L’Asie Centrale, une région stratégique en pleine transformation énergétique, fait face à un double défi majeur: la prévision d’une pénurie d’eau d’ici 2028-2029 et la nécessité croissante d’énergie, en particulier d’électricité. Selon Nikolai Podguzov, président du conseil d’administration de la Banque de Développement Eurasiatique (EDB), la pénurie d’eau pourrait atteindre 5 à 12 kilomètres cubes annuellement, alors que la demande en électricité est prévue pour augmenter significativement au cours des dix prochaines années.
La réponse à cette crise imminente semble résider dans le potentiel hydroélectrique de la région, actuellement exploité à moins de 25%. La région compte plus de 80 centrales hydroélectriques avec une capacité installée totale d’environ 14 000 MW. Des projets ambitieux sont en cours, tels que la construction des centrales hydroélectriques Kambaratinskaya HPP-1 au Kirghizistan et Rogunskaya HPP au Tadjikistan, qui devraient ajouter respectivement 1 860 MW et 3 600 MW à la capacité régionale.
Le barrage de Rogun, soutenu par l’assistance technique de la société italienne Webuild, devrait devenir opérationnel d’ici 2032 et doubler la capacité de production électrique du Tadjikistan, tandis que le barrage de Kambar-Ata, malgré un stade précoce de développement et un besoin de financement supplémentaire, représente un espoir pour le secteur hydroélectrique de l’Asie Centrale.
Cependant, le développement de ces infrastructures ne va pas sans défis. Les disputes transfrontalières concernant la répartition de l’eau entre les pays producteurs d’hydroélectricité en amont et les utilisateurs agricoles en aval nécessitent des accords de partage de l’eau clairs et équitables. Une transparence accrue sur l’utilisation des ressources partagées pourrait atténuer les tensions et planifier des mesures préventives pour la disponibilité de l’eau.
Le financement des nouveaux projets reste un défi critique. Malgré le soutien d’institutions telles que la Banque mondiale et la Banque Asiatique de Développement, des investissements supplémentaires sont essentiels pour exploiter pleinement le potentiel énergétique propre de la région. L’invasion de l’Ukraine par la Russie a poussé les gouvernements d’Asie Centrale à diversifier leurs dépendances énergétiques, ouvrant la porte à de nouveaux partenariats avec la Chine et l’Union Européenne.

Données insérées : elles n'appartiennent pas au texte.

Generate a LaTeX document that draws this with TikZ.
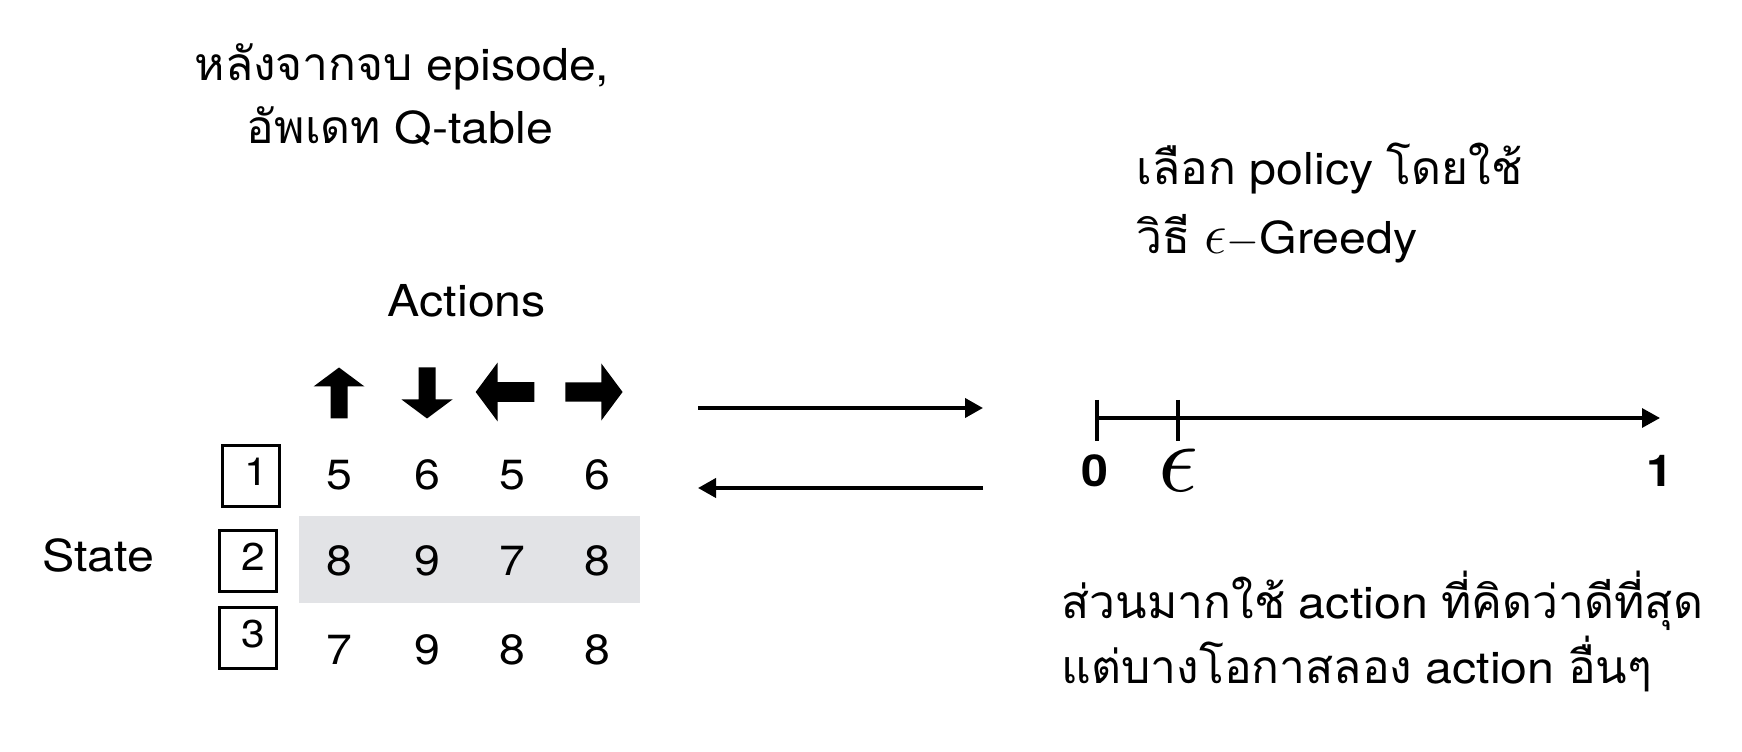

Cet investissement de plus de 400 millions de dollars de la EDB dans le complexe hydrique et énergétique de l’Asie Centrale au cours des trois prochaines années peut donc être vu non seulement comme un impératif écologique mais aussi comme une manœuvre stratégique dans une région où la géopolitique de l’énergie est en rapide évolution.